:: WORK TO BE COMPLETED ::
Return all of the data exactly as written, without the pictures.

:: GIVEN MATERIAL ::
..........
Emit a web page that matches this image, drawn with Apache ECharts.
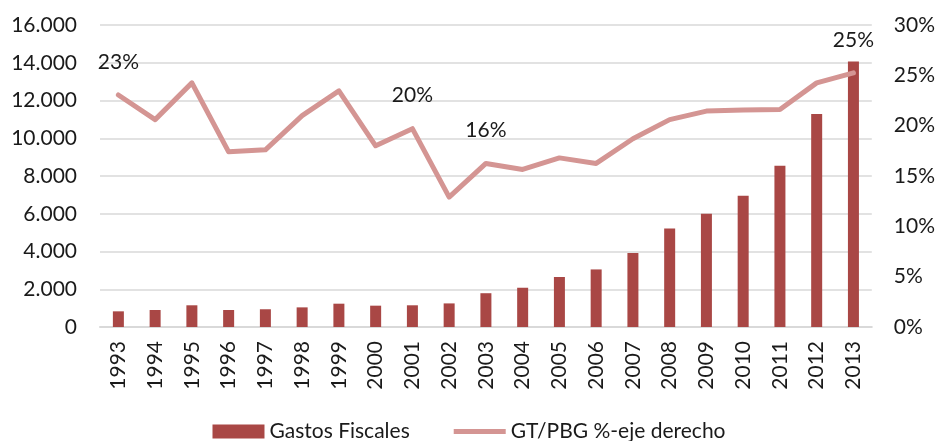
<!DOCTYPE html>
<html>
<head>
<meta charset="utf-8">
<script src="https://cdn.jsdelivr.net/npm/echarts@6/dist/echarts.min.js"></script>
<style>
  html, body { margin: 0; padding: 0; background: #fff; }
  #chart { width: 938px; height: 441px; }
</style>
</head>
<body>
<div id="chart"></div>
<script>
// años
var years = ['1993', '1994', '1995', '1996', '1997', '1998', '1999', '2000', '2001', '2002', '2003',
    '2004', '2005', '2006', '2007', '2008', '2009', '2010', '2011', '2012', '2013'];

// Gastos Fiscales (eje izquierdo)
var gastos = [830, 900, 1150, 900, 940, 1040, 1235, 1130, 1150, 1250, 1790,
    2080, 2650, 3050, 3920, 5220, 6000, 6950, 8540, 11290, 14060];

// GT/PBG % (eje derecho)
var ratio = [23.05, 20.6, 24.25, 17.4, 17.6, 21.0, 23.45, 18.0, 19.7, 12.9, 16.25,
    15.65, 16.8, 16.25, 18.7, 20.6, 21.45, 21.55, 21.6, 24.25, 25.25];

// puntos con etiqueta
var labeled = [0, 8, 10, 20];

var fontFam = 'Lato, "Open Sans", sans-serif';
var txtColor = '#1a1a1a';
var fs = 21;

document.addEventListener("DOMContentLoaded", function () {
    var chart = echarts.init(document.getElementById('chart'));

    var lineData = ratio.map(function (v, i) {
        if (labeled.indexOf(i) >= 0) {
            return { value: v, label: { show: true } };
        }
        return v;
    });

    var option = {
        animation: false,
        textStyle: { fontFamily: fontFam },
        grid: { left: 100, right: 65, top: 25, bottom: 114 },
        legend: {
            top: 416,
            left: 'center',
            itemWidth: 52,
            itemHeight: 14,
            itemGap: 44,
            textStyle: { fontSize: fs, color: txtColor, fontFamily: fontFam },
            data: [
                { name: 'Gastos Fiscales', icon: 'rect' },
                {
                    name: 'GT/PBG %-eje derecho',
                    icon: 'path://M0,0 L52,0 L52,5 L0,5 Z',
                    itemStyle: { color: '#d49593', borderWidth: 0 }
                }
            ]
        },
        xAxis: {
            type: 'category',
            data: years,
            axisTick: { show: false },
            axisLine: { lineStyle: { color: '#d9d9d9', width: 2 } },
            axisLabel: {
                rotate: 90,
                margin: 14,
                fontSize: fs,
                color: txtColor,
                interval: 0
            }
        },
        yAxis: [
            {
                type: 'value',
                min: 0,
                max: 16000,
                interval: 2000,
                axisLine: { show: false },
                axisTick: { show: false },
                splitLine: { lineStyle: { color: '#d9d9d9', width: 1.5 } },
                axisLabel: {
                    margin: 23,
                    fontSize: fs,
                    color: txtColor,
                    formatter: function (v) {
                        return v.toString().replace(/\B(?=(\d{3})+(?!\d))/g, '.');
                    }
                }
            },
            {
                type: 'value',
                min: 0,
                max: 30,
                interval: 5,
                axisLine: { show: false },
                axisTick: { show: false },
                splitLine: { show: false },
                axisLabel: {
                    margin: 22,
                    fontSize: fs,
                    color: txtColor,
                    formatter: '{value}%'
                }
            }
        ],
        series: [
            {
                name: 'Gastos Fiscales',
                type: 'bar',
                data: gastos,
                barWidth: 11,
                itemStyle: { color: '#a94745' }
            },
            {
                name: 'GT/PBG %-eje derecho',
                type: 'line',
                yAxisIndex: 1,
                data: lineData,
                symbol: 'circle',
                symbolSize: 1,
                itemStyle: { color: '#d49593' },
                lineStyle: { color: '#d49593', width: 5, cap: 'round', join: 'round' },
                label: {
                    show: false,
                    position: 'top',
                    distance: 22,
                    fontSize: fs,
                    color: txtColor,
                    formatter: function (p) {
                        return Math.round(p.value) + '%';
                    }
                },
                z: 3
            }
        ]
    };
    chart.setOption(option);

    window.addEventListener('resize', function () {
        chart.resize();
    });
});
</script>
</body>
</html>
..........
:: RESULT FOR THIS EXERCISE ::
Emit a web page that matches this image, drawn with Apache ECharts.
<!DOCTYPE html>
<html>
<head>
<meta charset="utf-8">
<script src="https://cdn.jsdelivr.net/npm/echarts@6/dist/echarts.min.js"></script>
<style>
  html, body { margin: 0; padding: 0; background: #fff; }
  #chart { width: 938px; height: 441px; }
</style>
</head>
<body>
<div id="chart"></div>
<script>
// años
var years = ['1993', '1994', '1995', '1996', '1997', '1998', '1999', '2000', '2001', '2002', '2003',
    '2004', '2005', '2006', '2007', '2008', '2009', '2010', '2011', '2012', '2013'];

// Gastos Fiscales (eje izquierdo)
var gastos = [830, 900, 1150, 900, 940, 1040, 1235, 1130, 1150, 1250, 1790,
    2080, 2650, 3050, 3920, 5220, 6000, 6950, 8540, 11290, 14060];

// GT/PBG % (eje derecho)
var ratio = [23.05, 20.6, 24.25, 17.4, 17.6, 21.0, 23.45, 18.0, 19.7, 12.9, 16.25,
    15.65, 16.8, 16.25, 18.7, 20.6, 21.45, 21.55, 21.6, 24.25, 25.25];

// puntos con etiqueta
var labeled = [0, 8, 10, 20];

var fontFam = 'Lato, "Open Sans", sans-serif';
var txtColor = '#1a1a1a';
var fs = 21;

document.addEventListener("DOMContentLoaded", function () {
    var chart = echarts.init(document.getElementById('chart'));

    var lineData = ratio.map(function (v, i) {
        if (labeled.indexOf(i) >= 0) {
            return { value: v, label: { show: true } };
        }
        return v;
    });

    var option = {
        animation: false,
        textStyle: { fontFamily: fontFam },
        grid: { left: 100, right: 65, top: 25, bottom: 114 },
        legend: {
            top: 416,
            left: 'center',
            itemWidth: 52,
            itemHeight: 14,
            itemGap: 44,
            textStyle: { fontSize: fs, color: txtColor, fontFamily: fontFam },
            data: [
                { name: 'Gastos Fiscales', icon: 'rect' },
                {
                    name: 'GT/PBG %-eje derecho',
                    icon: 'path://M0,0 L52,0 L52,5 L0,5 Z',
                    itemStyle: { color: '#d49593', borderWidth: 0 }
                }
            ]
        },
        xAxis: {
            type: 'category',
            data: years,
            axisTick: { show: false },
            axisLine: { lineStyle: { color: '#d9d9d9', width: 2 } },
            axisLabel: {
                rotate: 90,
                margin: 14,
                fontSize: fs,
                color: txtColor,
                interval: 0
            }
        },
        yAxis: [
            {
                type: 'value',
                min: 0,
                max: 16000,
                interval: 2000,
                axisLine: { show: false },
                axisTick: { show: false },
                splitLine: { lineStyle: { color: '#d9d9d9', width: 1.5 } },
                axisLabel: {
                    margin: 23,
                    fontSize: fs,
                    color: txtColor,
                    formatter: function (v) {
                        return v.toString().replace(/\B(?=(\d{3})+(?!\d))/g, '.');
                    }
                }
            },
            {
                type: 'value',
                min: 0,
                max: 30,
                interval: 5,
                axisLine: { show: false },
                axisTick: { show: false },
                splitLine: { show: false },
                axisLabel: {
                    margin: 22,
                    fontSize: fs,
                    color: txtColor,
                    formatter: '{value}%'
                }
            }
        ],
        series: [
            {
                name: 'Gastos Fiscales',
                type: 'bar',
                data: gastos,
                barWidth: 11,
                itemStyle: { color: '#a94745' }
            },
            {
                name: 'GT/PBG %-eje derecho',
                type: 'line',
                yAxisIndex: 1,
                data: lineData,
                symbol: 'circle',
                symbolSize: 1,
                itemStyle: { color: '#d49593' },
                lineStyle: { color: '#d49593', width: 5, cap: 'round', join: 'round' },
                label: {
                    show: false,
                    position: 'top',
                    distance: 22,
                    fontSize: fs,
                    color: txtColor,
                    formatter: function (p) {
                        return Math.round(p.value) + '%';
                    }
                },
                z: 3
            }
        ]
    };
    chart.setOption(option);

    window.addEventListener('resize', function () {
        chart.resize();
    });
});
</script>
</body>
</html>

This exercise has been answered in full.